* [Objective]
It is required that the lines from the top of the listing through the line with "width=287.25pt, minimum height=67.5pt]" be reproduced exactly, excluding pictures.

* [Given material]
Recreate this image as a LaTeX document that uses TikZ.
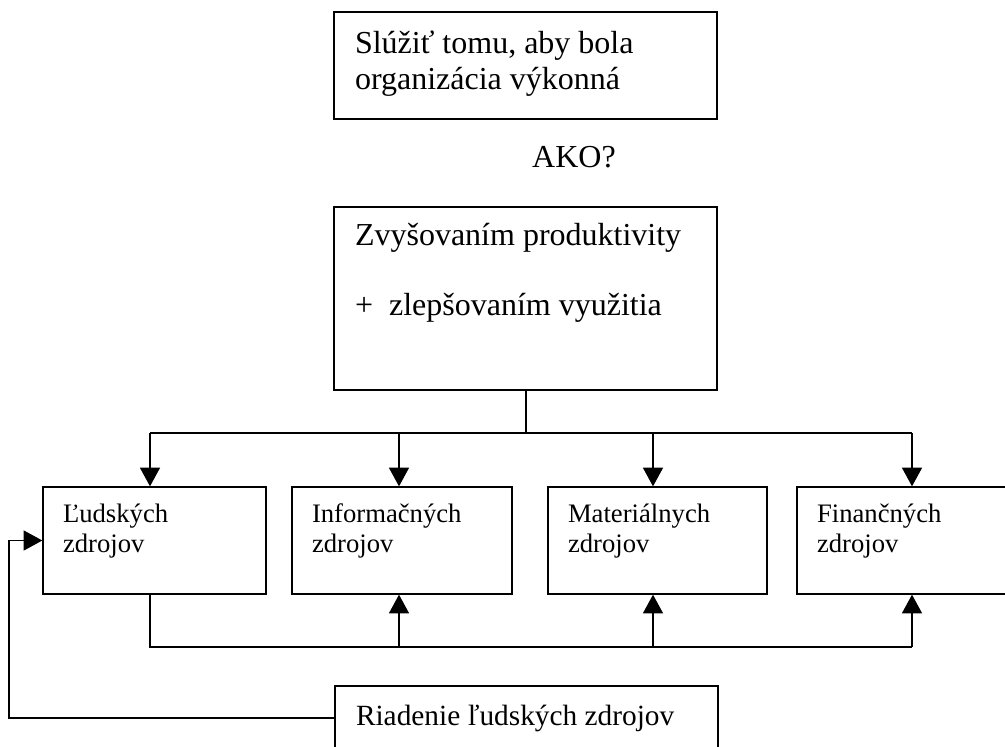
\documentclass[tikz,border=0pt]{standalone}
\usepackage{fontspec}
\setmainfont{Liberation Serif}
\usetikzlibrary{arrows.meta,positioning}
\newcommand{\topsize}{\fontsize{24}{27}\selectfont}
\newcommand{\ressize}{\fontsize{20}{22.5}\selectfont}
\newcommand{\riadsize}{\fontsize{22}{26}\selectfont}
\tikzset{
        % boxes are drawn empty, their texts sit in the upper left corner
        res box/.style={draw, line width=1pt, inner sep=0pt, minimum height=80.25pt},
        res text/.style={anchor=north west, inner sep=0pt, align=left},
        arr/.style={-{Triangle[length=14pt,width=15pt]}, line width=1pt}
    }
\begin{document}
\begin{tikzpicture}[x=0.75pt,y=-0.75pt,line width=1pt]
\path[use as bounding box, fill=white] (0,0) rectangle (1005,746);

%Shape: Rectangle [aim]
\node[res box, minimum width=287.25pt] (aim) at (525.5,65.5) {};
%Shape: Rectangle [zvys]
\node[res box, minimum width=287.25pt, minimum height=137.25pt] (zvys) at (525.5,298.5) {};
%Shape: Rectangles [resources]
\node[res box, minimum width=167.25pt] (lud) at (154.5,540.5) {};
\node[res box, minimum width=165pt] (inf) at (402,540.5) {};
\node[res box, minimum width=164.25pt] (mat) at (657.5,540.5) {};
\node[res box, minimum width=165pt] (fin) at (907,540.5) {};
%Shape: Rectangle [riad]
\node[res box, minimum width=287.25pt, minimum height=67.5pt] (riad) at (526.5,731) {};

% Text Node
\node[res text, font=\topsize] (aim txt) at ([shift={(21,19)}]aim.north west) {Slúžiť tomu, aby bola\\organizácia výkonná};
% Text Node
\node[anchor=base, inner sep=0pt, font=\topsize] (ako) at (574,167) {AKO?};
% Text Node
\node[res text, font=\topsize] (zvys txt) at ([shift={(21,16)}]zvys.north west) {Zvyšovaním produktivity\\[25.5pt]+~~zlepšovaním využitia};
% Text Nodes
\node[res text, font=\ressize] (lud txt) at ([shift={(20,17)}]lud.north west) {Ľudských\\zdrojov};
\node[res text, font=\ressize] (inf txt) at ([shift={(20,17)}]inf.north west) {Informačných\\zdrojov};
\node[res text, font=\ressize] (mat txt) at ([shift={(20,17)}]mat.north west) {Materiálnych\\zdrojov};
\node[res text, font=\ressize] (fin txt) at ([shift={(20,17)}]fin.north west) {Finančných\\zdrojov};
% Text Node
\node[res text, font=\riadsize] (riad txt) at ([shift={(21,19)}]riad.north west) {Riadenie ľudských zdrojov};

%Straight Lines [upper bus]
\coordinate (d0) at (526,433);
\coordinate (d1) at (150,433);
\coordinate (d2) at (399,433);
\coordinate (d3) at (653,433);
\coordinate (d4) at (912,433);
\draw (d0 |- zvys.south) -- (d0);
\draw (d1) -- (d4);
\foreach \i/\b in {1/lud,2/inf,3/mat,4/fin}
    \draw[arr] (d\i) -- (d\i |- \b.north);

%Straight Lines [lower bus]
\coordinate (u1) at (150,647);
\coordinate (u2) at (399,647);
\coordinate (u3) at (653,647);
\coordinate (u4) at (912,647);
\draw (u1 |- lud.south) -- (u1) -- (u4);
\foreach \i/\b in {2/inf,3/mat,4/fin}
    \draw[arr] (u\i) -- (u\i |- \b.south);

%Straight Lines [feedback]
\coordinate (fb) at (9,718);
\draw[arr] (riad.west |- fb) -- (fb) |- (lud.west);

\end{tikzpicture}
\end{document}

* [Output for this exercise]
Recreate this image as a LaTeX document that uses TikZ.
\documentclass[tikz,border=0pt]{standalone}
\usepackage{fontspec}
\setmainfont{Liberation Serif}
\usetikzlibrary{arrows.meta,positioning}
\newcommand{\topsize}{\fontsize{24}{27}\selectfont}
\newcommand{\ressize}{\fontsize{20}{22.5}\selectfont}
\newcommand{\riadsize}{\fontsize{22}{26}\selectfont}
\tikzset{
        % boxes are drawn empty, their texts sit in the upper left corner
        res box/.style={draw, line width=1pt, inner sep=0pt, minimum height=80.25pt},
        res text/.style={anchor=north west, inner sep=0pt, align=left},
        arr/.style={-{Triangle[length=14pt,width=15pt]}, line width=1pt}
    }
\begin{document}
\begin{tikzpicture}[x=0.75pt,y=-0.75pt,line width=1pt]
\path[use as bounding box, fill=white] (0,0) rectangle (1005,746);

%Shape: Rectangle [aim]
\node[res box, minimum width=287.25pt] (aim) at (525.5,65.5) {};
%Shape: Rectangle [zvys]
\node[res box, minimum width=287.25pt, minimum height=137.25pt] (zvys) at (525.5,298.5) {};
%Shape: Rectangles [resources]
\node[res box, minimum width=167.25pt] (lud) at (154.5,540.5) {};
\node[res box, minimum width=165pt] (inf) at (402,540.5) {};
\node[res box, minimum width=164.25pt] (mat) at (657.5,540.5) {};
\node[res box, minimum width=165pt] (fin) at (907,540.5) {};
%Shape: Rectangle [riad]
\node[res box, minimum width=287.25pt, minimum height=67.5pt] (riad) at (526.5,731) {};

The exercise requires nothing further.